Tropic Tours’ Cassowary Coast Waterfall Culture Tour is a full-day loop south of Cairns that blends clear logistics with strong storytelling. In exclusive partnership with Goondoi Culture Tours, the day opens with a Welcome to Country and the Cassowary Dreaming, then moves into practical learning—basic weaving, language, and how wetlands, trees and birds mesh into a single living system. Hotel pick-up keeps timing predictable; a simple run-sheet means agents can drop it into an itinerary without friction.
The route doubles as a primer on Tropical North Queensland. After a commentary drive past Walsh’s Pyramid and cane country, a short, graded rainforest track leads to Josephine Falls at the foot of Chooreechillum (Bartle Frere). Guides brief the group on fast-changing creek conditions—useful context in waterfall terrain—before the tour swings through Innisfail’s art-deco grid and out to Goondoi’s wetlands. Here, Traditional Custodians of Dyirribarra and Bagirbarra share bush foods and the role of the southern cassowary as a keystone species, stitched together with hands-on activities and a relaxed lunch.
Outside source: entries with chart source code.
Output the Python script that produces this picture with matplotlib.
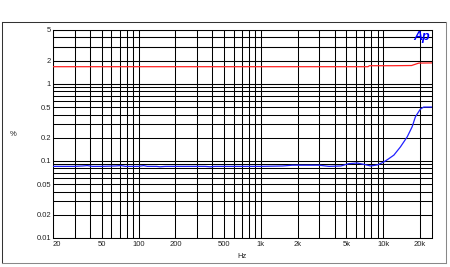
import matplotlib
matplotlib.use("Agg")
import matplotlib.pyplot as plt
from matplotlib.lines import Line2D

plt.rcParams['font.family'] = ['Liberation Sans', 'DejaVu Sans']

# red trace
red_hz = [20, 100, 1000, 7500, 7700, 12000, 17000, 19500, 25000]
red_pct = [1.67, 1.67, 1.67, 1.67, 1.72, 1.72, 1.73, 1.86, 1.87]

# blue trace
blue_hz = [20, 30, 35, 38, 42, 50, 65, 72, 78, 100, 110, 118, 140, 150, 165, 200, 350, 385,
           420, 700, 1000, 1500, 1800, 2500, 3000, 3600, 4500, 5200, 6100, 7000, 7900,
           9000, 10100, 11000, 12200, 13800, 15700, 17200, 18300, 20100, 21400, 25000]
blue_pct = [0.085, 0.085, 0.086, 0.087, 0.085, 0.085, 0.086, 0.087, 0.085, 0.085, 0.087, 0.085,
            0.085, 0.084, 0.085, 0.085, 0.085, 0.084, 0.085, 0.085, 0.085, 0.086, 0.088, 0.088,
            0.088, 0.085, 0.086, 0.092, 0.094, 0.090, 0.086, 0.089, 0.097, 0.106, 0.119, 0.152,
            0.206, 0.277, 0.374, 0.471, 0.50, 0.50]

x_ticks = [20, 50, 100, 200, 500, 1000, 2000, 5000, 10000, 20000]
x_labels = ['20', '50', '100', '200', '500', '1k', '2k', '5k', '10k', '20k']
y_ticks = [0.01, 0.02, 0.05, 0.1, 0.2, 0.5, 1, 2, 5]
y_labels = ['0.01', '0.02', '0.05', '0.1', '0.2', '0.5', '1', '2', '5']

fig = plt.figure(figsize=(4.5, 2.67), dpi=100)
ax = fig.add_axes([53/450, 1-238/267, (432-53)/450, (238-30)/267])

ax.set_xscale('log')
ax.set_yscale('log')
ax.set_xlim(20, 25000)
ax.set_ylim(0.01, 5)

# grid lines at 1..9 of every decade
xg = [m * 10**e for e in range(1, 5) for m in range(1, 10)]
xg = [v for v in xg if 20 <= v <= 25000]
yg = [m * 10**e for e in range(-2, 1) for m in range(1, 10)] + [1, 2, 3, 4, 5]
for v in xg:
    ax.axvline(v, color='black', lw=0.75, zorder=1)
for v in yg:
    ax.axhline(v, color='black', lw=0.75, zorder=1)

ax.plot(red_hz, red_pct, color='#ff2020', lw=0.9, zorder=3)
ax.plot(blue_hz, blue_pct, color='#2020ff', lw=0.9, zorder=3)

ax.xaxis.set_minor_locator(matplotlib.ticker.NullLocator())
ax.yaxis.set_minor_locator(matplotlib.ticker.NullLocator())
ax.set_xticks(x_ticks)
ax.set_xticklabels(x_labels)
ax.set_yticks(y_ticks)
ax.set_yticklabels(y_labels)
ax.tick_params(length=0, labelsize=5.5, labelcolor='#222222')
ax.tick_params(axis='x', pad=2.5)
ax.tick_params(axis='y', pad=1.5)
ax.get_xticklabels()[0].set_horizontalalignment('left')

for s in ax.spines.values():
    s.set_color('black')
    s.set_linewidth(0.75)

ax.text(0.995, 0.968, 'Ap', transform=ax.transAxes, ha='right', va='center',
        color='#0000ff', fontsize=9, fontweight='bold', fontstyle='italic')

fig.text(13/450, 1-134/267, '%', fontsize=5.5, ha='center', va='center', color='#222222')
fig.text(242/450, 1-257/267, 'Hz', fontsize=5.5, ha='center', va='center', color='#222222')

# outer frame
x0, x1 = 1.5/450, 445.5/450
y0, y1 = 1-262.5/267, 1-22/267
fig.add_artist(Line2D([x0, x1], [y1, y1], color='#333333', lw=0.75))
fig.add_artist(Line2D([x0, x0], [y0, y1], color='#333333', lw=0.75))
fig.add_artist(Line2D([x1, x1], [y0, y1], color='#888888', lw=0.75))
fig.add_artist(Line2D([x0, x1], [y0, y0], color='#888888', lw=0.75))

fig.savefig('out.png', dpi=100, facecolor='white')
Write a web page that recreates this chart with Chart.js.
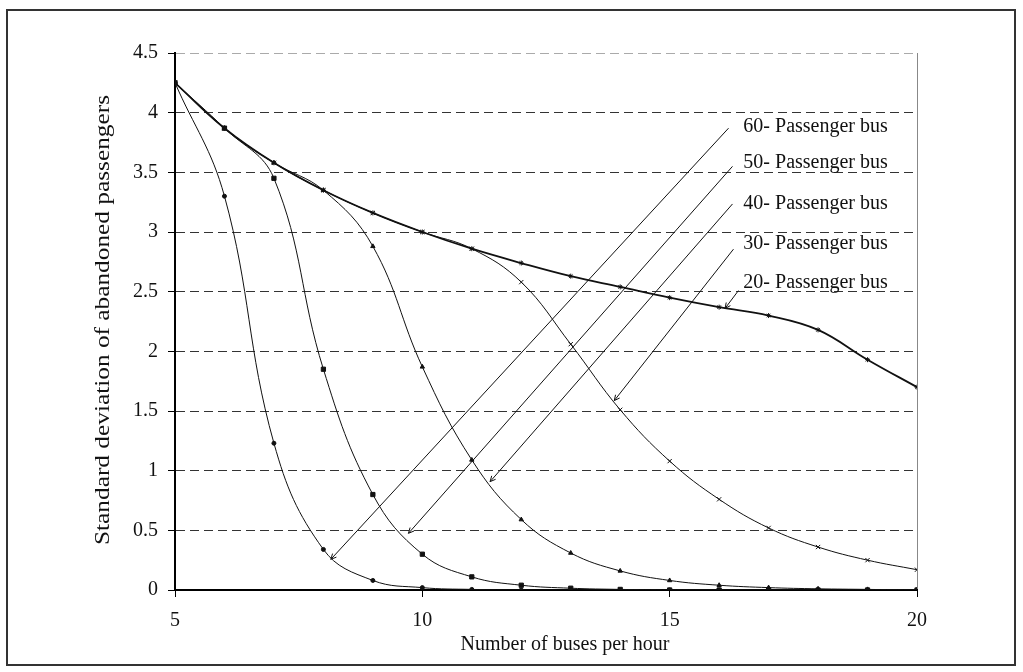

The afternoon is the clincher. At Etty Bay, rainforest meets sand and cassowaries sometimes stride the tideline; guides set respectful distances, frame behaviour and habitat, and turn a chance sighting into an informed encounter. A final swim at Babinda Boulders closes the loop with the story of Oolana and Dyga, layered with local context so the site reads as more than a photogenic stop.
Rainforest to Bush is exactly what its name promises: a guided bridge from the dense rainforests of Yidinji Country to the open savannah of Mbabaram Country, told by the family whose homelands span both. This First Nations–owned outfit operates on the Atherton Tablelands west of Cairns, offering private, paced personalised tours across traditional homelands, providing a unique insights intro the traditional and contemporary lifestyles of the Yidinji and Mbabaram people.
The format is deliberately small and flexible. The half-day “Private Cultural Discovery Tour” runs around five hours and moves through classic Tablelands landscapes - from Cathedral Fig Tree (Danbulla National Park) to Herberton via Lake Barrine, Atherton and Watsonville Culture Park - with a guide who threads language, ecology and living culture into each stop. The emphasis is on practical learning over passive viewing—how plants are used, why certain trees signal water, where volcanic country shapes movement and food. The tour is perfect for couples or small families seeking to discover the Aboriginal cultural significance of the Atherton Tablelands, from the ancient rainforest to the rugged mining frontiers of the western bushlands.
What sets Rainforest to Bush apart is the hands-on component anchored in Herberton. At the tour centre, guests handle artefacts and historic photographs that ground stories in family lineage, then step outside to try a woomera (spear-thrower). Guides also explain how didgeridoos are made from trees naturally hollowed by termites—an elegant lesson in reading Country’s cues.
By bringing together rainforest heritage (Yidinji) and bush heritage (Mbabaram) in one family-run program, the tour maps how neighbouring cultures overlap and diverge across the plateau’s crater lakes, basalt flows and gallery forests. It’s not a staged performance; it’s day-to-day knowledge shared at a human tempo, from people who live on the country they interpret.